■ **Exercise requirements**: Copy out all of the material exactly.

- - - - -

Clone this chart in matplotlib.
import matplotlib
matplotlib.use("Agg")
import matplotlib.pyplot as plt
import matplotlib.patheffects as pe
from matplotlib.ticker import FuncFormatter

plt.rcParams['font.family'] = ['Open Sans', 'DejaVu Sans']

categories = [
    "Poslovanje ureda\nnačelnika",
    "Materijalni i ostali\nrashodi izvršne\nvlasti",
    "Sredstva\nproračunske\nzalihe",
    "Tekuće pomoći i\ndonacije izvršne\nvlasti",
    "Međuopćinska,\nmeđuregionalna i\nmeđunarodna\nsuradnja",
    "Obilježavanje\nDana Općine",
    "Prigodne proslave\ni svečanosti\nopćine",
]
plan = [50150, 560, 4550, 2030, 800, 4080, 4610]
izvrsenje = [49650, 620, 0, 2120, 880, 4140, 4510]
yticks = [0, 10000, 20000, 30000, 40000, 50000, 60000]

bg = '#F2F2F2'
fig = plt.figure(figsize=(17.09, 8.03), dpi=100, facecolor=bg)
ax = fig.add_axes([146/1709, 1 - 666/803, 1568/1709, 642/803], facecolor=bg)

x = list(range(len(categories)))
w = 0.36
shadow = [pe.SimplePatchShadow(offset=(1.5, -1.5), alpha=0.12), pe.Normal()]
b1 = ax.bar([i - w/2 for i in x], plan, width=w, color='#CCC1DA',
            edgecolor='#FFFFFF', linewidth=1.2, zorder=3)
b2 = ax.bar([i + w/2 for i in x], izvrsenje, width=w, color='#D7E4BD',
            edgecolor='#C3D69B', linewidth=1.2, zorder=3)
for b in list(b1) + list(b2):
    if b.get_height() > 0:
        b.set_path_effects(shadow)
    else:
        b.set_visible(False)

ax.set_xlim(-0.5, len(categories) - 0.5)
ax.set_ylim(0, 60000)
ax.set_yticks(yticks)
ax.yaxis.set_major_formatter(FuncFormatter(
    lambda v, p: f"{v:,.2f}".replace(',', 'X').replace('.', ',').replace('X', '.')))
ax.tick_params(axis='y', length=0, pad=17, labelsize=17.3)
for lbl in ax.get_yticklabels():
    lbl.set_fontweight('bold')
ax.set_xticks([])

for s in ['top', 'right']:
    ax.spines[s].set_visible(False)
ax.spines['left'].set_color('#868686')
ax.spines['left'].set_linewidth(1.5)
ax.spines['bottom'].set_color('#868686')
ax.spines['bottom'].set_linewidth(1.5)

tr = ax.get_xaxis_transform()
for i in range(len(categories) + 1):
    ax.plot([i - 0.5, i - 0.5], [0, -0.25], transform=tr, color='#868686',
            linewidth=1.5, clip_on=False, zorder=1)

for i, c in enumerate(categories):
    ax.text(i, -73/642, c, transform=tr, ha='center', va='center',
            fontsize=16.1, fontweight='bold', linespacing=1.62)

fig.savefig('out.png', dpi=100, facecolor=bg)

- - - - -

■ **Response**:
Clone this chart in matplotlib.
import matplotlib
matplotlib.use("Agg")
import matplotlib.pyplot as plt
import matplotlib.patheffects as pe
from matplotlib.ticker import FuncFormatter

plt.rcParams['font.family'] = ['Open Sans', 'DejaVu Sans']

categories = [
    "Poslovanje ureda\nnačelnika",
    "Materijalni i ostali\nrashodi izvršne\nvlasti",
    "Sredstva\nproračunske\nzalihe",
    "Tekuće pomoći i\ndonacije izvršne\nvlasti",
    "Međuopćinska,\nmeđuregionalna i\nmeđunarodna\nsuradnja",
    "Obilježavanje\nDana Općine",
    "Prigodne proslave\ni svečanosti\nopćine",
]
plan = [50150, 560, 4550, 2030, 800, 4080, 4610]
izvrsenje = [49650, 620, 0, 2120, 880, 4140, 4510]
yticks = [0, 10000, 20000, 30000, 40000, 50000, 60000]

bg = '#F2F2F2'
fig = plt.figure(figsize=(17.09, 8.03), dpi=100, facecolor=bg)
ax = fig.add_axes([146/1709, 1 - 666/803, 1568/1709, 642/803], facecolor=bg)

x = list(range(len(categories)))
w = 0.36
shadow = [pe.SimplePatchShadow(offset=(1.5, -1.5), alpha=0.12), pe.Normal()]
b1 = ax.bar([i - w/2 for i in x], plan, width=w, color='#CCC1DA',
            edgecolor='#FFFFFF', linewidth=1.2, zorder=3)
b2 = ax.bar([i + w/2 for i in x], izvrsenje, width=w, color='#D7E4BD',
            edgecolor='#C3D69B', linewidth=1.2, zorder=3)
for b in list(b1) + list(b2):
    if b.get_height() > 0:
        b.set_path_effects(shadow)
    else:
        b.set_visible(False)

ax.set_xlim(-0.5, len(categories) - 0.5)
ax.set_ylim(0, 60000)
ax.set_yticks(yticks)
ax.yaxis.set_major_formatter(FuncFormatter(
    lambda v, p: f"{v:,.2f}".replace(',', 'X').replace('.', ',').replace('X', '.')))
ax.tick_params(axis='y', length=0, pad=17, labelsize=17.3)
for lbl in ax.get_yticklabels():
    lbl.set_fontweight('bold')
ax.set_xticks([])

for s in ['top', 'right']:
    ax.spines[s].set_visible(False)
ax.spines['left'].set_color('#868686')
ax.spines['left'].set_linewidth(1.5)
ax.spines['bottom'].set_color('#868686')
ax.spines['bottom'].set_linewidth(1.5)

tr = ax.get_xaxis_transform()
for i in range(len(categories) + 1):
    ax.plot([i - 0.5, i - 0.5], [0, -0.25], transform=tr, color='#868686',
            linewidth=1.5, clip_on=False, zorder=1)

for i, c in enumerate(categories):
    ax.text(i, -73/642, c, transform=tr, ha='center', va='center',
            fontsize=16.1, fontweight='bold', linespacing=1.62)

fig.savefig('out.png', dpi=100, facecolor=bg)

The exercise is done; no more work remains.